The big picture: The pace of AI adoption is crazy fast, happening more quickly than with internet adoption at the turn of the last century. Even as geopolitics and uncertainty are ramping up, AI continues to be the story for investors.
- "Since the launch of ChatGPT in late 2022, AI has emerged as a defining force across markets, reshaping how companies operate, invest and compete," Morgan Stanley equity analysts wrote in the note.
- "As in past cycles, companies across industries are beginning to realize tangible gains through technology diffusion."
Examples noted in the report: Toymaker Hasbro says it is using AI-assisted design to reduce "time from concept to physical prototype by roughly 80%." The company says humans still determine what final products to make.
- Bank of America said using AI "saves us about 2,000 people" who would typically write code. CEO Brian Moynihan spoke earlier this year about letting "headcount drift down," thanks to AI.
- Tobacco company Altria highlighted a 50% reduction in time required to create marketing content.
Reality check: This is still the early stages. 75% of the companies didn't point to quantifiable benefits, per Morgan Stanley.
- And this is a subjective analysis. A similar one from Goldman Sachs, released last month, found only 10% of S&P 500 firms noted AI impact in specific use cases. About half discussed AI "in the context of productivity."
- Analyst Ronnie Walker did find that the vast majority of firms — 70% — were talking about AI, though.
The bottom line: Companies are spending billions of dollars on AI tools, and have a big incentive to promote every little thing they're doing with this stuff.

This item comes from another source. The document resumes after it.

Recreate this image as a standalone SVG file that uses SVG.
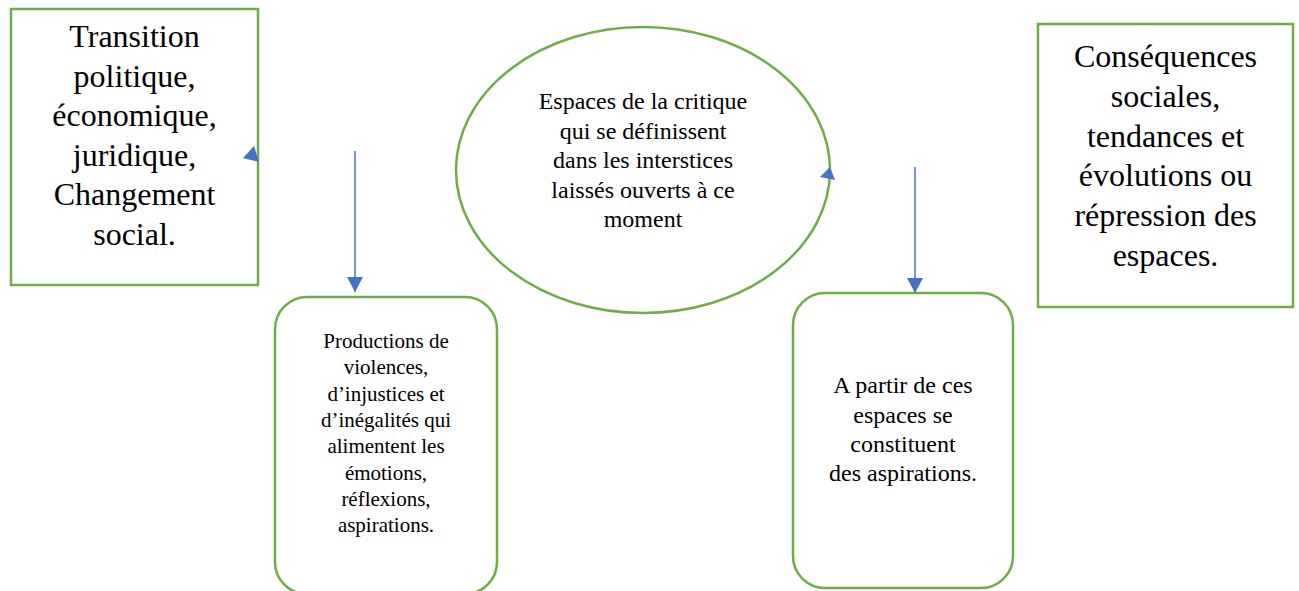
<svg xmlns="http://www.w3.org/2000/svg" width="1299" height="591" viewBox="0 0 1299 591">
<style>
.node{fill:#fff;stroke:#70AD47;stroke-width:2.5}
.t{fill:#000;text-anchor:middle}
.conn{stroke:#4472C4;stroke-width:1.5;fill:none}
.head{fill:#4472C4;stroke:none}
</style>
<defs>
<marker id="arr" markerWidth="16" markerHeight="16" refX="15" refY="8" orient="auto" markerUnits="userSpaceOnUse" viewBox="0 0 16 16">
<path d="M0,0 L15,8 L0,16 Z" fill="#4472C4"/>
</marker>
</defs>
<rect width="1299" height="591" fill="#fff"/>
<g id="n1" font-family="Liberation Serif, Times New Roman, serif">
<rect class="node" x="11" y="9" width="247" height="276"/>
<text class="t" font-size="32" x="134.5" y="47">Transition</text>
<text class="t" font-size="32" x="134.5" y="86.6">politique,</text>
<text class="t" font-size="32" x="134.5" y="126.2">économique,</text>
<text class="t" font-size="32" x="134.5" y="165.8">juridique,</text>
<text class="t" font-size="32" x="134.5" y="205.4">Changement</text>
<text class="t" font-size="32" x="134.5" y="245">social.</text>
</g>
<g id="n2" font-family="Liberation Serif, Times New Roman, serif">
<ellipse class="node" cx="643" cy="170" rx="187" ry="143"/>
<text class="t" font-size="24" x="643" y="109">Espaces de la critique</text>
<text class="t" font-size="24" x="643" y="138.5">qui se définissent</text>
<text class="t" font-size="24" x="643" y="168">dans les interstices</text>
<text class="t" font-size="24" x="643" y="197.5">laissés ouverts à ce</text>
<text class="t" font-size="24" x="643" y="227">moment</text>
</g>
<g id="n3" font-family="Liberation Serif, Times New Roman, serif">
<rect class="node" x="1038" y="24" width="255" height="283"/>
<text class="t" font-size="32" x="1165.5" y="67">Conséquences</text>
<text class="t" font-size="32" x="1165.5" y="106.8">sociales,</text>
<text class="t" font-size="32" x="1165.5" y="146.6">tendances et</text>
<text class="t" font-size="32" x="1165.5" y="186.4">évolutions ou</text>
<text class="t" font-size="32" x="1165.5" y="226.2">répression des</text>
<text class="t" font-size="32" x="1165.5" y="266">espaces.</text>
</g>
<g id="n4" font-family="Liberation Serif, Times New Roman, serif">
<rect class="node" x="275" y="297" width="222" height="297" rx="32" ry="32"/>
<text class="t" font-size="21" x="386" y="348">Productions de</text>
<text class="t" font-size="21" x="386" y="374.3">violences,</text>
<text class="t" font-size="21" x="386" y="400.6">d’injustices et</text>
<text class="t" font-size="21" x="386" y="426.9">d’inégalités qui</text>
<text class="t" font-size="21" x="386" y="453.2">alimentent les</text>
<text class="t" font-size="21" x="386" y="479.5">émotions,</text>
<text class="t" font-size="21" x="386" y="505.8">réflexions,</text>
<text class="t" font-size="21" x="386" y="532">aspirations.</text>
</g>
<g id="n5" font-family="Liberation Serif, Times New Roman, serif">
<rect class="node" x="793" y="293" width="220" height="295" rx="32" ry="32"/>
<text class="t" font-size="24" x="903" y="393">A partir de ces</text>
<text class="t" font-size="24" x="903" y="422.5">espaces se</text>
<text class="t" font-size="24" x="903" y="452">constituent</text>
<text class="t" font-size="24" x="903" y="481">des aspirations.</text>
</g>
<g id="connectors">
<line class="conn" x1="355" y1="151" x2="355" y2="292" marker-end="url(#arr)"/>
<line class="conn" x1="915" y1="167" x2="915" y2="293" marker-end="url(#arr)"/>
<polygon class="head" points="254,146 243,158 259,162"/>
<polygon class="head" points="830,167 820,177 835,180"/>
</g>
</svg>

3. Exclusive: New AI-generated podcast
Anthony Pompliano's ProCap Financial is pushing deeper into AI-powered finance with a fully AI-generated podcast.
Why it matters: Wall Street's research machine generates billions for the biggest firms.
- AI could help competitors targeting retail investors chip away at that dominance.
What they're saying: "I believe that synthetic content is going to become more popular than human-made content over time," Pompliano, CEO of ProCap and entrepreneur, told Axios.
4. Training data
- OpenAI released GPT-5.4-Cyber designed to assist with defensive cybersecurity tasks and be more permissive for vetted users. (Axios)
- Attacks near Sam Altman's house are raising fears of anti-AI rhetoric leading to violence. (Axios SF)
- Hilbert, an AI startup focused on enterprise growth tools, raised $28 million in a Series A led by a16z. (Axios)
- Google launched "Skills" — repeatable, one-click Gemini workflow prompts. Not to be confused with Google's existing learning platform of the same name, or Anthropic's similar repeatable routines for Claude Code.
- You can now ask ChatGPT to match your Starbucks drink to your outfit and buy the drink inside the chatbot. (Axios)
5. + This
I teamed up with others at TED to build competing cardboard battlebots.
- My team's bot, "Jessica," got an automatic spot in the finals. Judge Simone Giertz declared it to be the best-looking of the bunch.
- I thought Jessica was a shoo-in given that Serve Robotics CEO Ali Kashani was on my team. But alas, the final was declared a three-way tie after none of the bots managed to push any others off the table.